One insider who monitors Human Rights Watch for bias told JTA that the group’s ties to Soros would not affect J Street’s image.

Soros, who made his billions in the hedge fund market, first became known for aggressively backing democratic movements in the former communist world. He also developed a reputation for micromanaging how his charitable money is spent and unabashedly using it to political ends.

Such an approach may have once been considered outsized, vulgar behavior for a philanthropist, but these days it is commonplace.

In the pro-Israel world, casino magnate Sheldon Adelson unashamedly wears his right-wing politics on his sleeve, and none of the many pro-Israel groups he funds is turning away his money.

Soros’ J Street role signifies a Jewish involvement that is always welcome from the very rich, according to some insiders—especially for someone who in the 1990s was known for his pronounced disinterest in Jewish causes.

“He played an active role in different pro-democracy movements” in the former Soviet Union, said Mark Levin, who directs NCSJ. “I don’t think he ever really had an interest in dealing with the Jewish communities in those countries.”

Ultimately, much of the fury this week was directed at Ben-Ami instead of Soros for misleading the public in the first place.
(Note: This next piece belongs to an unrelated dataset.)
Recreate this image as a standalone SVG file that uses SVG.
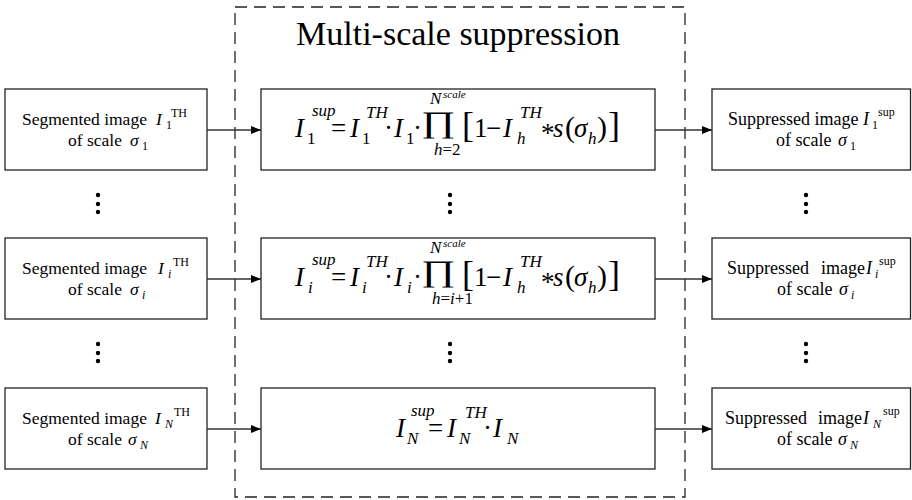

Even in an apology posted on J Street’s blog, Ben-Ami appeared defensive.

“Those who attack J Street over the sources of its funding are not good government watchdogs concerned about the state of non-profit financing in the United States,” Ben-Ami wrote. “Our critics are really so concerned with transparency of funding, then I challenge them to reveal the sources of funds for the organizations with which they agree.”

“Legalisms,” sputtered Rabbi Steve Gutow, who directs the Jewish Council for Public Affairs, an umbrella body for Jewish public policy groups and has defended J Street on many occasions.

Gutow noted that a number of the JCPA’s constituent network of local community relations councils have praised J Street for helping to suck the wind out of anti-Israel divestment efforts by presenting a credible left-wing, pro-Israel alternative.

The potential loss of that voice was worrisome, he said.

“I am not happy that the Soros money was not explicitly admitted to all along by J Street,” Gutow said.